CHAPTER 1. STATE BOARD OF EQUALIZATION—PROPERTY TAX

Subchapter 1. Valuation Principles and Procedures (1–100)

Rule 21

Rule 21. Taxable Possessory Interests—Valuation.

Authority: Section 15606, Government Code.

Reference: Sections 107, 107.1, Revenue and Taxation Code.

(a) DEFINITIONS. For the purposes of this regulation:

(1) "Real property" is defined in rule 20(c)(1).

(2) "Possession" is defined in rule 20(c)(2).

(3) A "right" to the possession of real property includes a "claim to a right" to the possession of real property within the meaning of rule 20(c)(3).

(4) "Possessor" is defined in rule 20(c)(4).

(5) The "term of possession" of a taxable possessory interest means the term of possession for valuation purposes.

(6) The "stated term of possession" for a taxable possessory interest as of a specific date is the remaining period of possession as of that date as specified in the lease, agreement, deed, conveyance, permit, or other authorization or instrument that created, extended, or renewed the taxable possessory interest, including any option or options to renew or extend the specified period of possession if it is reasonable to assume that the option or options will be exercised.

(7) "Contract rent" means any compensation or payments, in cash or its equivalent, that are required to be paid or provided by a possessor under an authorization or instrument that creates a taxable possessory interest for the rights in real property provided by the taxable possessory interest.

(8) "Economic rent" means the estimated amount that would be paid by the possessor, on the valuation date in cash or its equivalent, for the rights in real property provided by the taxable possessory interest if (i) the rights to possession were offered in an open and competitive market and (ii) the public owner's interest in the property were not exempt or immune from taxation.

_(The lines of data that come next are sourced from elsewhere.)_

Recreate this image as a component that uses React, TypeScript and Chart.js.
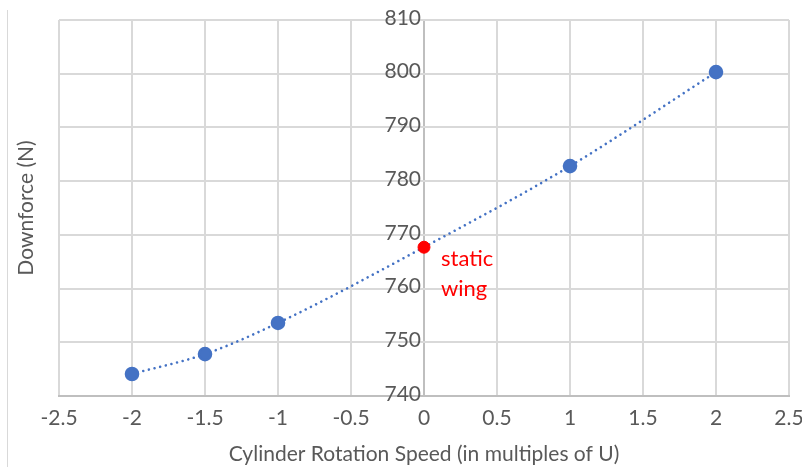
import React, { useEffect, useRef } from "react";
import { Chart, registerables } from "chart.js";

Chart.register(...registerables);

const xValues = [-2, -1.5, -1, 0, 1, 2];
const downforce = [744.1, 747.8, 753.6, 767.7, 782.8, 800.3];
const staticX = [0];
const staticY = [767.7];
const yTicks = [740, 750, 760, 770, 780, 790, 800, 810];
const xTitle = "Cylinder Rotation Speed (in multiples of U)";
const yTitle = "Downforce (N)";
const noteLines = ["static", "wing"];

const FONT = "Lato, 'Open Sans', sans-serif";
const GRAY = "#595959";

const overlay = {
  id: "overlay",
  afterDraw(chart: any) {
    const ctx = chart.ctx;
    const xs = chart.scales.x;
    const ys = chart.scales.y;
    ctx.save();
    // faint chart frame on left
    ctx.strokeStyle = "#d9d9d9";
    ctx.lineWidth = 1;
    ctx.beginPath();
    ctx.moveTo(7.5, 10);
    ctx.lineTo(7.5, 467);
    ctx.stroke();
    // y tick labels at x=0 axis
    const x0 = xs.getPixelForValue(0);
    ctx.fillStyle = GRAY;
    ctx.font = `21px ${FONT}`;
    ctx.textAlign = "right";
    ctx.textBaseline = "middle";
    yTicks.forEach((v) => {
      ctx.fillText(String(v), x0 - 3, ys.getPixelForValue(v) - 2);
    });
    // annotation
    const px = xs.getPixelForValue(staticX[0]);
    const py = ys.getPixelForValue(staticY[0]);
    ctx.fillStyle = "#ff0000";
    ctx.font = `22px ${FONT}`;
    ctx.textAlign = "left";
    noteLines.forEach((t, i) => {
      ctx.fillText(t, px + 17, py + 12 + i * 30);
    });
    ctx.restore();
  },
};

export default function App() {
  const ref = useRef<HTMLCanvasElement>(null);
  useEffect(() => {
    if (!ref.current) return;
    const chart = new Chart(ref.current, {
      type: "scatter",
      data: {
        datasets: [
          {
            label: "static",
            data: staticX.map((x, i) => ({ x, y: staticY[i] })),
            backgroundColor: "#ff0000",
            borderColor: "#ff0000",
            pointRadius: 6,
            showLine: false,
          },
          {
            label: "downforce",
            data: xValues.map((x, i) => ({ x, y: downforce[i] })),
            backgroundColor: "#4472C4",
            borderColor: "#4472C4",
            pointBorderColor: "#4472C4",
            pointRadius: xValues.map((x) => (x === 0 ? 0 : 6)),
            showLine: true,
            borderWidth: 2.6,
            borderDash: [0.01, 5.8],
            borderCapStyle: "round",
            cubicInterpolationMode: "monotone",
          } as any,
        ],
      },
      options: {
        responsive: false,
        animation: false,
        layout: { padding: { left: 0, right: 13, top: 20, bottom: 0 } },
        plugins: { legend: { display: false }, tooltip: { enabled: false } },
        scales: {
          x: {
            type: "linear",
            min: -2.5,
            max: 2.5,
            ticks: {
              stepSize: 0.5,
              color: GRAY,
              font: { family: FONT, size: 21 },
              padding: 10,
              callback: (v: any) => String(Math.round(Number(v) * 10) / 10),
            },
            grid: {
              color: (c: any) => (c.tick && c.tick.value === 0 ? "#bfbfbf" : "#d9d9d9"),
              lineWidth: 2,
              drawTicks: false,
            },
            border: { color: "#bfbfbf", width: 2 },
            title: {
              display: true,
              text: xTitle,
              color: GRAY,
              font: { family: FONT, size: 21 },
              padding: { top: 0, bottom: 0 },
            },
            afterFit: (s: any) => {
              s.height = 71;
              s.paddingLeft = 0;
              s.paddingRight = 0;
            },
          },
          y: {
            type: "linear",
            min: 740,
            max: 810,
            ticks: { stepSize: 10, display: false },
            grid: { color: "#d9d9d9", lineWidth: 2, drawTicks: false },
            border: { display: false },
            title: {
              display: true,
              text: yTitle,
              color: GRAY,
              font: { family: FONT, size: 21 },
              padding: { top: 14, bottom: 0 },
            },
            afterFit: (s: any) => {
              s.width = 59;
              s.paddingTop = 0;
              s.paddingBottom = 0;
            },
          },
        },
      } as any,
      plugins: [overlay],
    });
    return () => chart.destroy();
  }, []);
  return (
    <div style={{ position: "absolute", left: 0, top: 0, width: 802, height: 467, background: "#fff" }}>
      <canvas ref={ref} width={802} height={467} />
    </div>
  );
}
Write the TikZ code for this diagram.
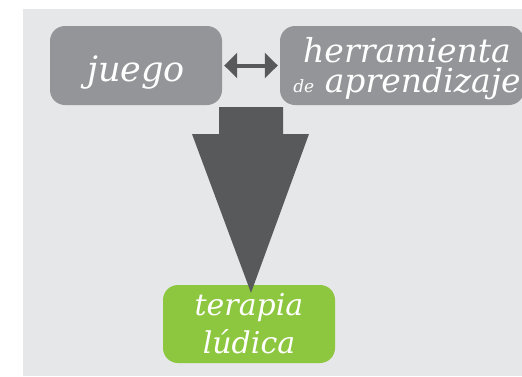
\documentclass[tikz,border=0pt]{standalone}
\usepackage{fontspec}
\setmainfont{DejaVu Serif}
\usetikzlibrary{arrows.meta,positioning}
\definecolor{bggray}{HTML}{E6E7E8}
\definecolor{boxgray}{HTML}{939598}
\definecolor{darkgray}{HTML}{58595B}
\definecolor{ludgreen}{HTML}{8DC63F}
\newcommand{\lowtext}[2]{\raisebox{-#1}[0pt][0pt]{\makebox[0pt]{#2}}}
\begin{document}
\begin{tikzpicture}[x=1pt,y=-1pt,
    box/.style={shape=rectangle,rounded corners=15pt,fill=boxgray,text=white,
        inner sep=0pt,font=\itshape},
    link/.style={darkgray,line width=4pt,
        {Triangle[length=13pt,width=25pt]}-{Triangle[length=13pt,width=25pt]}}]
    \useasboundingbox (0,0) rectangle (522,376);
    \fill[bggray] (23,9) rectangle (522,376);

    \node[box,minimum width=172pt,minimum height=79pt,
        font=\fontsize{35}{35}\selectfont\itshape] (juego) at (136,65.5)
        {\lowtext{16pt}{juego}};
    \node[box,minimum width=244pt,minimum height=79pt,align=center,
        font=\fontsize{33}{30}\selectfont\itshape] (herr) at (402,65.5)
        {\lowtext{12pt}{\hspace*{10pt}herramienta}\\
         \lowtext{12pt}{\hspace*{10pt}{\fontsize{17}{17}\selectfont de} aprendizaje}};
    \node[box,fill=ludgreen,minimum width=172pt,minimum height=78pt,align=center,
        font=\fontsize{30}{38}\selectfont\itshape] (terapia) at (249,324)
        {\lowtext{10pt}{terapia}\\\lowtext{10pt}{lúdica}};

    \path[link] (juego) edge[shorten <=2pt,shorten >=2pt] (herr);

    %big arrow down to terapia
    \coordinate (top) at (251,107);
    \coordinate (tip) at ([yshift=-8pt]terapia.north -| top);
    \fill[darkgray] (top) ++(-32,0) -- ++(64,0) -- ++(0,27) -- ++(26,0)
        -- (tip) -- ([xshift=-59pt,yshift=-27pt]top) -- ++(27,0) -- cycle;
\end{tikzpicture}
\end{document}
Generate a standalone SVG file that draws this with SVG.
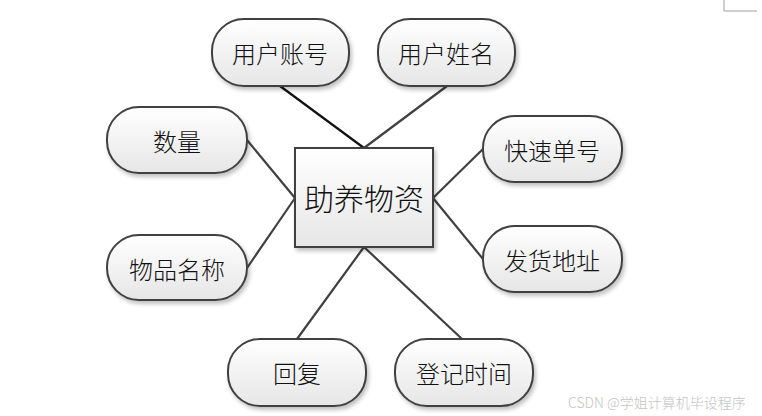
<svg xmlns="http://www.w3.org/2000/svg" width="762" height="416" viewBox="0 0 762 416">
<defs>
<linearGradient id="g" x1="0" y1="0" x2="0" y2="1">
<stop offset="0" stop-color="#ffffff"/>
<stop offset="1" stop-color="#e6e6e6"/>
</linearGradient>
<filter id="sh" x="-10%" y="-10%" width="130%" height="140%">
<feGaussianBlur in="SourceAlpha" stdDeviation="2"/>
<feOffset dx="2" dy="3" result="b"/>
<feComponentTransfer><feFuncA type="linear" slope="0.25"/></feComponentTransfer>
<feMerge><feMergeNode/><feMergeNode in="SourceGraphic"/></feMerge>
</filter>
</defs>
<style>
.n{fill:url(#g);stroke:#404040;stroke-width:2;filter:url(#sh)}
.t{font-family:"Noto Sans CJK SC","Noto Sans",sans-serif;font-size:24px;font-weight:300;fill:#111;text-anchor:middle;dominant-baseline:central}
.c{stroke:#404040;stroke-width:2.2;fill:none}
</style>
<rect width="762" height="416" fill="#ffffff"/>
<path d="M724 0V11H757" stroke="#a0a0a0" stroke-width="1" fill="none"/>
<g id="connectors">
<line class="c" x1="280" y1="86" x2="364" y2="148" style="stroke:#111"/>
<line class="c" x1="447" y1="86" x2="364" y2="148"/>
<line class="c" x1="247" y1="140" x2="295" y2="198"/>
<line class="c" x1="247" y1="268" x2="295" y2="198"/>
<line class="c" x1="433" y1="198" x2="483" y2="149"/>
<line class="c" x1="433" y1="198" x2="483" y2="259"/>
<line class="c" x1="297" y1="339" x2="364" y2="247"/>
<line class="c" x1="462" y1="339" x2="364" y2="247"/>
</g>
<g id="center">
<rect class="n" x="295" y="148" width="138" height="99"/>
<text class="t" x="364" y="197" style="font-size:30px">助养物资</text>
</g>
<g id="n1"><rect class="n" x="212" y="19" width="137" height="67" rx="32"/><text class="t" x="280" y="52">用户账号</text></g>
<g id="n2"><rect class="n" x="378" y="19" width="137" height="67" rx="32"/><text class="t" x="446" y="52">用户姓名</text></g>
<g id="n3"><rect class="n" x="107" y="107" width="140" height="66" rx="32"/><text class="t" x="177" y="140">数量</text></g>
<g id="n4"><rect class="n" x="107" y="235" width="140" height="65" rx="32"/><text class="t" x="177" y="268">物品名称</text></g>
<g id="n5"><rect class="n" x="483" y="116" width="139" height="66" rx="32"/><text class="t" x="552" y="149">快速单号</text></g>
<g id="n6"><rect class="n" x="483" y="226" width="139" height="66" rx="32"/><text class="t" x="552" y="259">发货地址</text></g>
<g id="n7"><rect class="n" x="228" y="339" width="138" height="67" rx="32"/><text class="t" x="297" y="372">回复</text></g>
<g id="n8"><rect class="n" x="395" y="339" width="138" height="67" rx="32"/><text class="t" x="464" y="372">登记时间</text></g>
<text x="568" y="408" font-family="'Noto Sans CJK SC','Noto Sans',sans-serif" font-size="14" font-weight="300" fill="#c4c4c4">CSDN @学姐计算机毕设程序</text>
</svg>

Economic rent does not include payments by the possessor to the public owner that are not paid as consideration for rights in real property, such as payments for the rental of personal property, for the provision of security services, and for advertising and promotional services.

(9) "Creation" means the creation of a taxable possessory interest. Creation includes (i) an initial grant or other conveyance of a taxable possessory interest; (ii) a subsequent grant or other conveyance of additional land or improvements to a preexisting taxable possessory interest; or (iii) a subsequent grant or other conveyance of additional valuable property rights or uses to a preexisting taxable possessory interest.

(10) "Extension or renewal" means the lengthening of the period of possession of a taxable possessory interest, such as by the exercise of an option to extend or to renew a lease or permit.

(b) Rights to be Valued. Except as provided in subsection (f) or specifically provided otherwise by law, the rights to be valued in a taxable possessory interest are all rights in real property held by the possessor.

(1) The fair market value of a taxable possessory interest is not diminished by any obligation of the possessor to pay rent or to retire debt secured by the taxable possessory interest. In other words, the fair market value of a taxable possessory interest is the fair market value of the fee simple absolute interest reduced only by the value of the property rights, if any, granted by the public owner to other persons and by the value of the property rights retained by the public owner (excluding the public owner's right to receive rent).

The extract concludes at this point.